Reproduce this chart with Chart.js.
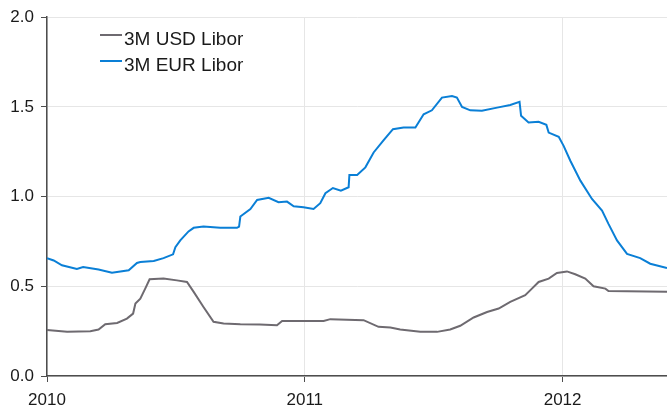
<!DOCTYPE html>
<html>
<head>
<meta charset="utf-8">
<script src="https://cdn.jsdelivr.net/npm/chart.js@4"></script>
<style>
  body { margin: 0; background: #fff; }
  #wrap { width: 667px; height: 409px; }
</style>
</head>
<body>
<div id="wrap"><canvas id="liborChart" width="667" height="409"></canvas></div>
<script>
  // decimal years
  const usdYears = [2010.0, 2010.078, 2010.168, 2010.200, 2010.226, 2010.272, 2010.310, 2010.334, 2010.343, 2010.362,
    2010.381, 2010.398, 2010.452, 2010.504, 2010.543, 2010.569, 2010.607, 2010.646, 2010.685, 2010.750,
    2010.825, 2010.892, 2010.912, 2011.073, 2011.099, 2011.228, 2011.286, 2011.332, 2011.370, 2011.448,
    2011.513, 2011.564, 2011.603, 2011.655, 2011.707, 2011.752, 2011.797, 2011.855, 2011.881, 2011.907,
    2011.946, 2011.978, 2012.017, 2012.049, 2012.088, 2012.120, 2012.166, 2012.178, 2012.250, 2012.405];
  const usdLibor = [0.256, 0.246, 0.250, 0.259, 0.289, 0.296, 0.320, 0.348, 0.404, 0.431,
    0.487, 0.539, 0.543, 0.533, 0.524, 0.469, 0.385, 0.302, 0.293, 0.289,
    0.287, 0.283, 0.307, 0.307, 0.317, 0.311, 0.274, 0.270, 0.259, 0.246,
    0.246, 0.259, 0.280, 0.326, 0.357, 0.376, 0.413, 0.450, 0.487, 0.524,
    0.543, 0.574, 0.583, 0.567, 0.543, 0.500, 0.487, 0.474, 0.472, 0.469];

  const eurYears = [2010.0, 2010.026, 2010.058, 2010.116, 2010.140, 2010.200, 2010.252, 2010.317, 2010.349, 2010.362,
    2010.414, 2010.452, 2010.489, 2010.498, 2010.517, 2010.549, 2010.569, 2010.607, 2010.672, 2010.737,
    2010.745, 2010.750, 2010.789, 2010.815, 2010.860, 2010.898, 2010.931, 2010.957, 2010.995, 2011.034,
    2011.060, 2011.080, 2011.109, 2011.140, 2011.170, 2011.173, 2011.203, 2011.235, 2011.267, 2011.306,
    2011.342, 2011.383, 2011.429, 2011.461, 2011.493, 2011.532, 2011.571, 2011.590, 2011.610, 2011.642,
    2011.687, 2011.746, 2011.797, 2011.833, 2011.839, 2011.868, 2011.907, 2011.937, 2011.946, 2011.985,
    2012.004, 2012.030, 2012.069, 2012.114, 2012.153, 2012.178, 2012.211, 2012.250, 2012.301, 2012.340,
    2012.405];
  const eurLibor = [0.657, 0.644, 0.617, 0.596, 0.607, 0.594, 0.576, 0.589, 0.630, 0.635,
    0.641, 0.657, 0.678, 0.718, 0.756, 0.806, 0.826, 0.833, 0.826, 0.826,
    0.833, 0.889, 0.931, 0.981, 0.993, 0.969, 0.972, 0.946, 0.941, 0.931,
    0.963, 1.019, 1.048, 1.033, 1.052, 1.120, 1.120, 1.163, 1.246, 1.315,
    1.376, 1.385, 1.385, 1.459, 1.481, 1.552, 1.561, 1.552, 1.500, 1.481,
    1.478, 1.496, 1.511, 1.528, 1.450, 1.413, 1.417, 1.400, 1.357, 1.333,
    1.283, 1.200, 1.089, 0.987, 0.922, 0.848, 0.756, 0.681, 0.657, 0.626,
    0.602];

  const yTicks = [0, 0.5, 1.0, 1.5, 2.0];

  const toPoints = (xs, ys) => xs.map((x, i) => ({ x: x, y: ys[i] }));

  // legend drawn inside the plot, top left
  const insideLegend = {
    id: 'insideLegend',
    afterDraw(chart) {
      const c = chart.ctx;
      c.save();
      chart.data.datasets.forEach((ds, i) => {
        const y = 35 + i * 26;
        c.strokeStyle = ds.borderColor;
        c.lineWidth = 2;
        c.beginPath();
        c.moveTo(100, y);
        c.lineTo(122, y);
        c.stroke();
        c.fillStyle = '#1a1a1a';
        c.font = '19px "Liberation Sans", Arial, sans-serif';
        c.textBaseline = 'alphabetic';
        c.fillText(ds.label, 124, y + 9.5);
      });
      c.restore();
    }
  };

  const ctx = document.getElementById('liborChart').getContext('2d');

  new Chart(ctx, {
    type: 'line',
    data: {
      datasets: [{
        label: '3M USD Libor',
        data: toPoints(usdYears, usdLibor),
        borderColor: '#6e6a70',
        borderWidth: 2,
        pointRadius: 0,
        tension: 0
      }, {
        label: '3M EUR Libor',
        data: toPoints(eurYears, eurLibor),
        borderColor: '#0a7fd6',
        borderWidth: 2,
        pointRadius: 0,
        tension: 0
      }]
    },
    options: {
      responsive: false,
      animation: false,
      layout: { padding: { top: 16, right: 0, left: 0, bottom: 0 } },
      plugins: {
        legend: { display: false },
        tooltip: { enabled: false }
      },
      scales: {
        x: {
          type: 'linear',
          min: 2010,
          max: 2012.405,
          afterFit: (s) => { s.height = 33; },
          grid: { color: '#e6e6e6', tickColor: '#4d4d4d', tickLength: 6 },
          border: { color: '#4d4d4d', width: 1.5 },
          ticks: {
            stepSize: 1,
            includeBounds: false,
            maxRotation: 0,
            padding: 8,
            color: '#1a1a1a',
            font: { family: '"Liberation Sans", Arial, sans-serif', size: 17 },
            callback: (v) => String(v)
          }
        },
        y: {
          min: 0,
          max: 2,
          afterFit: (s) => { s.width = 47; },
          afterBuildTicks: (s) => { s.ticks = yTicks.map(v => ({ value: v })); },
          grid: { color: '#e6e6e6', tickColor: '#4d4d4d', tickLength: 6 },
          border: { color: '#4d4d4d', width: 1.5 },
          ticks: {
            padding: 7,
            color: '#1a1a1a',
            font: { family: '"Liberation Sans", Arial, sans-serif', size: 17 },
            callback: (v) => v.toFixed(1)
          }
        }
      }
    },
    plugins: [insideLegend]
  });
</script>
</body>
</html>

· · · ·

== Stated exercise ==
Quote each line of the listing exactly, but leave the pictures out.

== Result of this task ==
Reproduce this chart with Chart.js.
<!DOCTYPE html>
<html>
<head>
<meta charset="utf-8">
<script src="https://cdn.jsdelivr.net/npm/chart.js@4"></script>
<style>
  body { margin: 0; background: #fff; }
  #wrap { width: 667px; height: 409px; }
</style>
</head>
<body>
<div id="wrap"><canvas id="liborChart" width="667" height="409"></canvas></div>
<script>
  // decimal years
  const usdYears = [2010.0, 2010.078, 2010.168, 2010.200, 2010.226, 2010.272, 2010.310, 2010.334, 2010.343, 2010.362,
    2010.381, 2010.398, 2010.452, 2010.504, 2010.543, 2010.569, 2010.607, 2010.646, 2010.685, 2010.750,
    2010.825, 2010.892, 2010.912, 2011.073, 2011.099, 2011.228, 2011.286, 2011.332, 2011.370, 2011.448,
    2011.513, 2011.564, 2011.603, 2011.655, 2011.707, 2011.752, 2011.797, 2011.855, 2011.881, 2011.907,
    2011.946, 2011.978, 2012.017, 2012.049, 2012.088, 2012.120, 2012.166, 2012.178, 2012.250, 2012.405];
  const usdLibor = [0.256, 0.246, 0.250, 0.259, 0.289, 0.296, 0.320, 0.348, 0.404, 0.431,
    0.487, 0.539, 0.543, 0.533, 0.524, 0.469, 0.385, 0.302, 0.293, 0.289,
    0.287, 0.283, 0.307, 0.307, 0.317, 0.311, 0.274, 0.270, 0.259, 0.246,
    0.246, 0.259, 0.280, 0.326, 0.357, 0.376, 0.413, 0.450, 0.487, 0.524,
    0.543, 0.574, 0.583, 0.567, 0.543, 0.500, 0.487, 0.474, 0.472, 0.469];

  const eurYears = [2010.0, 2010.026, 2010.058, 2010.116, 2010.140, 2010.200, 2010.252, 2010.317, 2010.349, 2010.362,
    2010.414, 2010.452, 2010.489, 2010.498, 2010.517, 2010.549, 2010.569, 2010.607, 2010.672, 2010.737,
    2010.745, 2010.750, 2010.789, 2010.815, 2010.860, 2010.898, 2010.931, 2010.957, 2010.995, 2011.034,
    2011.060, 2011.080, 2011.109, 2011.140, 2011.170, 2011.173, 2011.203, 2011.235, 2011.267, 2011.306,
    2011.342, 2011.383, 2011.429, 2011.461, 2011.493, 2011.532, 2011.571, 2011.590, 2011.610, 2011.642,
    2011.687, 2011.746, 2011.797, 2011.833, 2011.839, 2011.868, 2011.907, 2011.937, 2011.946, 2011.985,
    2012.004, 2012.030, 2012.069, 2012.114, 2012.153, 2012.178, 2012.211, 2012.250, 2012.301, 2012.340,
    2012.405];
  const eurLibor = [0.657, 0.644, 0.617, 0.596, 0.607, 0.594, 0.576, 0.589, 0.630, 0.635,
    0.641, 0.657, 0.678, 0.718, 0.756, 0.806, 0.826, 0.833, 0.826, 0.826,
    0.833, 0.889, 0.931, 0.981, 0.993, 0.969, 0.972, 0.946, 0.941, 0.931,
    0.963, 1.019, 1.048, 1.033, 1.052, 1.120, 1.120, 1.163, 1.246, 1.315,
    1.376, 1.385, 1.385, 1.459, 1.481, 1.552, 1.561, 1.552, 1.500, 1.481,
    1.478, 1.496, 1.511, 1.528, 1.450, 1.413, 1.417, 1.400, 1.357, 1.333,
    1.283, 1.200, 1.089, 0.987, 0.922, 0.848, 0.756, 0.681, 0.657, 0.626,
    0.602];

  const yTicks = [0, 0.5, 1.0, 1.5, 2.0];

  const toPoints = (xs, ys) => xs.map((x, i) => ({ x: x, y: ys[i] }));

  // legend drawn inside the plot, top left
  const insideLegend = {
    id: 'insideLegend',
    afterDraw(chart) {
      const c = chart.ctx;
      c.save();
      chart.data.datasets.forEach((ds, i) => {
        const y = 35 + i * 26;
        c.strokeStyle = ds.borderColor;
        c.lineWidth = 2;
        c.beginPath();
        c.moveTo(100, y);
        c.lineTo(122, y);
        c.stroke();
        c.fillStyle = '#1a1a1a';
        c.font = '19px "Liberation Sans", Arial, sans-serif';
        c.textBaseline = 'alphabetic';
        c.fillText(ds.label, 124, y + 9.5);
      });
      c.restore();
    }
  };

  const ctx = document.getElementById('liborChart').getContext('2d');

  new Chart(ctx, {
    type: 'line',
    data: {
      datasets: [{
        label: '3M USD Libor',
        data: toPoints(usdYears, usdLibor),
        borderColor: '#6e6a70',
        borderWidth: 2,
        pointRadius: 0,
        tension: 0
      }, {
        label: '3M EUR Libor',
        data: toPoints(eurYears, eurLibor),
        borderColor: '#0a7fd6',
        borderWidth: 2,
        pointRadius: 0,
        tension: 0
      }]
    },
    options: {
      responsive: false,
      animation: false,
      layout: { padding: { top: 16, right: 0, left: 0, bottom: 0 } },
      plugins: {
        legend: { display: false },
        tooltip: { enabled: false }
      },
      scales: {
        x: {
          type: 'linear',
          min: 2010,
          max: 2012.405,
          afterFit: (s) => { s.height = 33; },
          grid: { color: '#e6e6e6', tickColor: '#4d4d4d', tickLength: 6 },
          border: { color: '#4d4d4d', width: 1.5 },
          ticks: {
            stepSize: 1,
            includeBounds: false,
            maxRotation: 0,
            padding: 8,
            color: '#1a1a1a',
            font: { family: '"Liberation Sans", Arial, sans-serif', size: 17 },
            callback: (v) => String(v)
          }
        },
        y: {
          min: 0,
          max: 2,
          afterFit: (s) => { s.width = 47; },
          afterBuildTicks: (s) => { s.ticks = yTicks.map(v => ({ value: v })); },
          grid: { color: '#e6e6e6', tickColor: '#4d4d4d', tickLength: 6 },
          border: { color: '#4d4d4d', width: 1.5 },
          ticks: {
            padding: 7,
            color: '#1a1a1a',
            font: { family: '"Liberation Sans", Arial, sans-serif', size: 17 },
            callback: (v) => v.toFixed(1)
          }
        }
      }
    },
    plugins: [insideLegend]
  });
</script>
</body>
</html>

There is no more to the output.